2. It’s not a ponytail. I LOVE ponytails, but they’re not “up” enough for work in a foodservice environment.
3. It makes me taller. Vain narcissist!
4. It’s quick and e-z: Put hair in a high ponytail, then act like you’re going to put another elastic in it, but don’t pull it all of the way through. You know that thing, I’m sure. Then just put in about a million bobby pins so it falls forward instead of back. Done.

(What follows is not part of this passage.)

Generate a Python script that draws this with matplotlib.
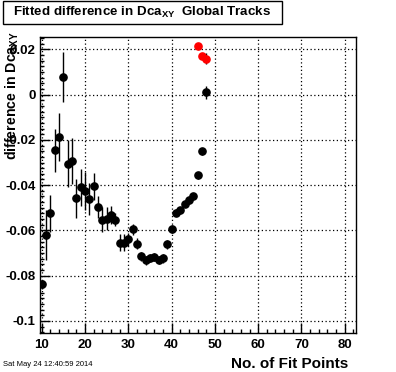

BUT! Last month I got a big tip about how to do this style better. I was at the opening for the lovely solo show by the lovely Kaitlin Van Pelt at Team Love / Ravenhouse (conveniently located 2 blocks from the shop, and thus the perfect place to get a little indie rock/art culture and still work a 15-hour day) and spotted a painting of an acquaintance, Kate, who works across the street from TL/RH at Inquiring Minds Bookstore (I LIVE IN A SMALL TOWN).
Kaitlin said Kate didn’t know about the painting yet, so when my pal Alison and I saw Kate walking in, we watched her every move while waiting for her to notice the painting, and she did a satisfying little jump when she saw the piece. Anyway, this led to me talking to Kate about her signature hairstyle, which is always fabulously chic and sloppy-cool. I was telling her how much I love her bun, and she said, “Do you want to know the secret?”
Can we just pause right here?
How rare is it for one woman to ask another woman if she wants to know her style secret? Usually when you compliment a woman’s style she finds a way to apologize for not looking quite like she wants to, or something, which leaves both women feeling kinda shitty. I loved that Kate knew she looked amazing and knew I wanted to know how she got her hair so rad.
And that’s when she told me the life-changing secret:
“I pull it into a bun upside-down,” she said, simply.
UPSIDE DOWN, DUDES! I MEAN, OBVS, RIGHT? The best way to get a super high pony is always upside down. How could I have forgotten that? Since then my little pull-through-&-pin ponies have gotten higher and mightier.
Painter’s tape on that doorframe. Just noticed that.
I guess this is what the contractors were talking about when they said, “Are you sure you want to paint that bathroom?” Whereupon they proceeded to paint the entire rest of the back kitchen perfectly and I’m still doing touch-ups on the crap job I did in this bathroom. Hire a professional, people.
I mostly worked on holiday chocolates that day.
I’ve given up pretending that I can ignore the fact that people want to buy crazy amounts of chocolates around the holidays just because I personally don’t celebrate holidays.
This year I’m doing it right.
The next day was today. Or, as you could also call it: yesterday.
I AM FEARLESS, BITCHES!
My beloved organic cotton Loomstate jeans, no less. So comfy, and every time Jacob walked past me at work he had to suppress the urge to slap my ass. These jeans are GOOD. This photo does not do them justice. (Also: working with your partner involves a lot of sexual harassment.)
Also: Vaute Couture sweatshirty thing—comfiest of all time.
Oh, one more thing: look at my little crew of cuties:
ARE YOU DEAD HAVE YOU DIED BECAUSE THEY ARE ALL SO CUTE?